Arthur, 23-1, must come first, however. And despite Bivol’s inactivity, he says he has been okay waiting on the sidelines for a fight.

Asked how frustrated he was by not boxing so far in 2023, he said: “Not too much,” before adding, “because I spent this time usefully, and this time passed so fast. The main thing [is] that I’m going to fight in December [23], and I’m focused on my fight.” 

But Bivol is 32 and these could be prime years. 

“I want to fight minimum two times a year, yeah,” he admitted. “You know, the better you become, the harder [it is] to find opponents, because there aren’t too many opponents against whom I can fight in my weight class. There are just few.”

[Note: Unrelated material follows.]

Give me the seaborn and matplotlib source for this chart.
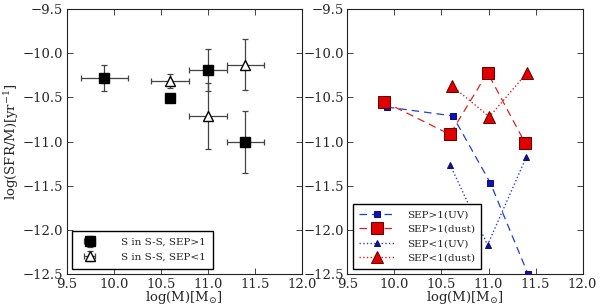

It is a fair point. Unless he was to tick over, the queue at the top of 175 is not long, but Arthur finds himself in the opposite corner against one of boxing’s franchise players.

“He [Lyndon Arthur] is a good fighter, he has good technique, he is not popular, he’s not famous, but he’s still [the] IBO world champion,” Bivol said. “He has a good jab, he counterpunches good – the straight right hand and uppercut. He moves good.” 

But Bivol is not knee-deep in tape, researching his opponent. He is a fighter who thinks if he continuously improves himself, he will be too good for his opposition. Bivol is 21-0 with 11 wins by stoppage. He’s beaten Canelo, and convincingly.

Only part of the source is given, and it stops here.